WHAT TO PRODUCE:
List every line below containing "this".

------ SUPPLIED RECORDS ------

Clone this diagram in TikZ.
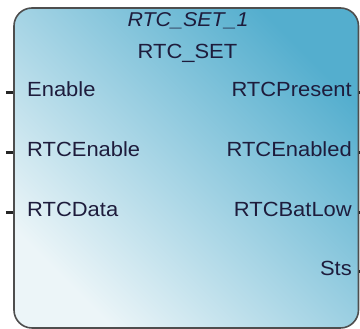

------
------ SUPPLIED RECORDS ------

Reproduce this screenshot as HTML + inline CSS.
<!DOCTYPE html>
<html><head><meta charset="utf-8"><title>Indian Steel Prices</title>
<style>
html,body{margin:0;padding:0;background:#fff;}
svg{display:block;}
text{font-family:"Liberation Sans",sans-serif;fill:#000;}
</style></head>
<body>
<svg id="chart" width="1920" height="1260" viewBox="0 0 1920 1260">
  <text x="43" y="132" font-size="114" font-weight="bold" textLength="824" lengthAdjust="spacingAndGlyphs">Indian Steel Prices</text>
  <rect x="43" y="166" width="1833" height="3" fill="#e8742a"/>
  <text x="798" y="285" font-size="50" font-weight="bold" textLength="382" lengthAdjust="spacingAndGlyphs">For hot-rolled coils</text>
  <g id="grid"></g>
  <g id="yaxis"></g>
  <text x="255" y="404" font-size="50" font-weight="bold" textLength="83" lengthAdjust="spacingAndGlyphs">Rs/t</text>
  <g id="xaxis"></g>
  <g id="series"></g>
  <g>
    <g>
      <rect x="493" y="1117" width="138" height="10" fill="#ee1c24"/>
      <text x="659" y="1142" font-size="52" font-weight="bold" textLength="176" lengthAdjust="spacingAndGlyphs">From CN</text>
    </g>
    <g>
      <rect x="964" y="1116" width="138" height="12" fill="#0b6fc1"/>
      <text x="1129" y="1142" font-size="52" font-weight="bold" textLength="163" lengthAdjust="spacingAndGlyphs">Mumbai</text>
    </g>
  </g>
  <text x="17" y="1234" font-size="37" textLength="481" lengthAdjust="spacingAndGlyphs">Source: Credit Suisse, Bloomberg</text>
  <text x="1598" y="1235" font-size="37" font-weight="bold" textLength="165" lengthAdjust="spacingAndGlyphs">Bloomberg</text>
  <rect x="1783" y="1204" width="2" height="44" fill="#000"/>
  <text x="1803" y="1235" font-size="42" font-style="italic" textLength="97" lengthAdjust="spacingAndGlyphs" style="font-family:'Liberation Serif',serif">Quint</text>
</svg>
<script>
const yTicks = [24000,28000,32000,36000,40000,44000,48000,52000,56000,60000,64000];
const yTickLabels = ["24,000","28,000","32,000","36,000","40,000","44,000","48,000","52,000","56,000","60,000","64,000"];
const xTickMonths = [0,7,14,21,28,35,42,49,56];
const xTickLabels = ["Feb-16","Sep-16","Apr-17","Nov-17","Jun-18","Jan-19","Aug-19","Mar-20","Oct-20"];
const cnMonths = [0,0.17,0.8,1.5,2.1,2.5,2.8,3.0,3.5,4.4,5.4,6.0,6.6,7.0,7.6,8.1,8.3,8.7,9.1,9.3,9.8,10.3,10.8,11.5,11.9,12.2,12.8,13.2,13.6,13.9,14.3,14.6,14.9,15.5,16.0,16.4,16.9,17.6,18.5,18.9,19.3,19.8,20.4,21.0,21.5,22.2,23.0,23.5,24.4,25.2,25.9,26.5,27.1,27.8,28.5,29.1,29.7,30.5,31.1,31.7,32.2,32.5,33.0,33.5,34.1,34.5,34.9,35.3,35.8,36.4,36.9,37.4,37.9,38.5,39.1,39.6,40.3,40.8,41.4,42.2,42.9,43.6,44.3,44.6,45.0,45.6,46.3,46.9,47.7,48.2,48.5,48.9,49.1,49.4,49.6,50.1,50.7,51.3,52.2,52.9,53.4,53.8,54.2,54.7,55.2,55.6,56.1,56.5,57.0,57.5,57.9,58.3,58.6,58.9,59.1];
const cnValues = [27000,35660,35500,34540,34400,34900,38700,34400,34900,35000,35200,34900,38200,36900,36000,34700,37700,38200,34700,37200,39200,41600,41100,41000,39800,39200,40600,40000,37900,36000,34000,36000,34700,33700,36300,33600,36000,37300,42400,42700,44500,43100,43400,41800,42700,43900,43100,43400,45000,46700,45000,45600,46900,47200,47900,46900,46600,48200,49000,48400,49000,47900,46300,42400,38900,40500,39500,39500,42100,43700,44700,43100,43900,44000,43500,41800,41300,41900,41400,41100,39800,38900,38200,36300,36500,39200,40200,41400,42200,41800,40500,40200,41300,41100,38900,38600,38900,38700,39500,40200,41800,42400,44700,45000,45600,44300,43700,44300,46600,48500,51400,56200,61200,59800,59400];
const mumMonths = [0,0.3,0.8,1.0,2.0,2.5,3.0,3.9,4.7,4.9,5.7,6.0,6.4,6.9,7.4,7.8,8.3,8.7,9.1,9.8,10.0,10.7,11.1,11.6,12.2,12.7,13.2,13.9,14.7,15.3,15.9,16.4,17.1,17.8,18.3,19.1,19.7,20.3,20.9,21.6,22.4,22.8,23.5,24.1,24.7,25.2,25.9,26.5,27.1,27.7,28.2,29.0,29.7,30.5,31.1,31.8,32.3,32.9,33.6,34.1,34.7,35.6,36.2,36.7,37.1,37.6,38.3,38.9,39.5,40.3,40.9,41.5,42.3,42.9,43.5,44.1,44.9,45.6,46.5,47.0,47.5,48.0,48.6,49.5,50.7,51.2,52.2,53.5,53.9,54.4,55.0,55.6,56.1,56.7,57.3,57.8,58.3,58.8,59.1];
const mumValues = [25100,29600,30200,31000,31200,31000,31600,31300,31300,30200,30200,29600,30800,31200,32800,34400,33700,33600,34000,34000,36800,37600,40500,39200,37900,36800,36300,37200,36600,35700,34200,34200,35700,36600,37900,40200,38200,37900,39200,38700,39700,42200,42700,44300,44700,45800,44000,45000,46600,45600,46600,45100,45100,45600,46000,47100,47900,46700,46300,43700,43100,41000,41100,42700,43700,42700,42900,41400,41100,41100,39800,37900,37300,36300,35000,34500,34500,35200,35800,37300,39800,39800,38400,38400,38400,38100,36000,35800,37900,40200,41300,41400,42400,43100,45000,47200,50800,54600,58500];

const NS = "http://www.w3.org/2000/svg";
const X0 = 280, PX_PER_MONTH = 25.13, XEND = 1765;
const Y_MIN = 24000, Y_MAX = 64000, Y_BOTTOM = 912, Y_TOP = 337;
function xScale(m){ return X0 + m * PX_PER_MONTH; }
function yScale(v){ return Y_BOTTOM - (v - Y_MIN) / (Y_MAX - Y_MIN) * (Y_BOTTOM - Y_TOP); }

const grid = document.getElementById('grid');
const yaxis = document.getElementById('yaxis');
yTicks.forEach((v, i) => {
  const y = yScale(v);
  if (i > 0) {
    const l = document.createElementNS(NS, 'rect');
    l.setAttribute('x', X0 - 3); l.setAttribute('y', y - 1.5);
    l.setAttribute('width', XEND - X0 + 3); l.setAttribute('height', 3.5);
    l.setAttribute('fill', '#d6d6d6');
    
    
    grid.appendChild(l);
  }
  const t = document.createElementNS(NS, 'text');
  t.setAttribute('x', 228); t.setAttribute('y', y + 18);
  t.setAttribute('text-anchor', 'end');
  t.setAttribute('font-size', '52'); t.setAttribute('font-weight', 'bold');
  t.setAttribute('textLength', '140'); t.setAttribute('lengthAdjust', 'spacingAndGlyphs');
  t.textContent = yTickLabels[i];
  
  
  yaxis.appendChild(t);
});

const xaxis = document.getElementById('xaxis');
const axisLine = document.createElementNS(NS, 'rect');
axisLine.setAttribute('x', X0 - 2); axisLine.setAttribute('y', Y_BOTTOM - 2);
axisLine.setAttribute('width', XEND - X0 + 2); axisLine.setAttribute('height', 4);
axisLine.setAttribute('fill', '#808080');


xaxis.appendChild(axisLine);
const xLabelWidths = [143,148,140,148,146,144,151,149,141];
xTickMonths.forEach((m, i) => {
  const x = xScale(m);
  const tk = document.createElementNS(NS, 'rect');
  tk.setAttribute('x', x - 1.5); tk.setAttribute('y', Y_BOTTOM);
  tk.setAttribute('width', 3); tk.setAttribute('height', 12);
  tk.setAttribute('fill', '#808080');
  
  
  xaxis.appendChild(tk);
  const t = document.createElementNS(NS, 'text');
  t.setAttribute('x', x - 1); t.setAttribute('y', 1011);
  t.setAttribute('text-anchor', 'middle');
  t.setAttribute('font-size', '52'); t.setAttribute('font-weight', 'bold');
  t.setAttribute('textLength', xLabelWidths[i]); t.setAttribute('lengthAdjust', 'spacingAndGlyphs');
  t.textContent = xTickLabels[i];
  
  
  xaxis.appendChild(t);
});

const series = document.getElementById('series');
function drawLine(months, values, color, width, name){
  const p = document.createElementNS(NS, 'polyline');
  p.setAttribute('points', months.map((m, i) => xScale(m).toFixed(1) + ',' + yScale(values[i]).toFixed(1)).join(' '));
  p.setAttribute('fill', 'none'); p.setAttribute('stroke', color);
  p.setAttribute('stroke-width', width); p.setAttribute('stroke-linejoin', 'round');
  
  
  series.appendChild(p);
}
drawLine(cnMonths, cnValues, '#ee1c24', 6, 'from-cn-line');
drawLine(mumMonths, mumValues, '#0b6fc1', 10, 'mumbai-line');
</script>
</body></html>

------

FINISHED TASK:
Clone this diagram in TikZ.
Reproduce this screenshot as HTML + inline CSS.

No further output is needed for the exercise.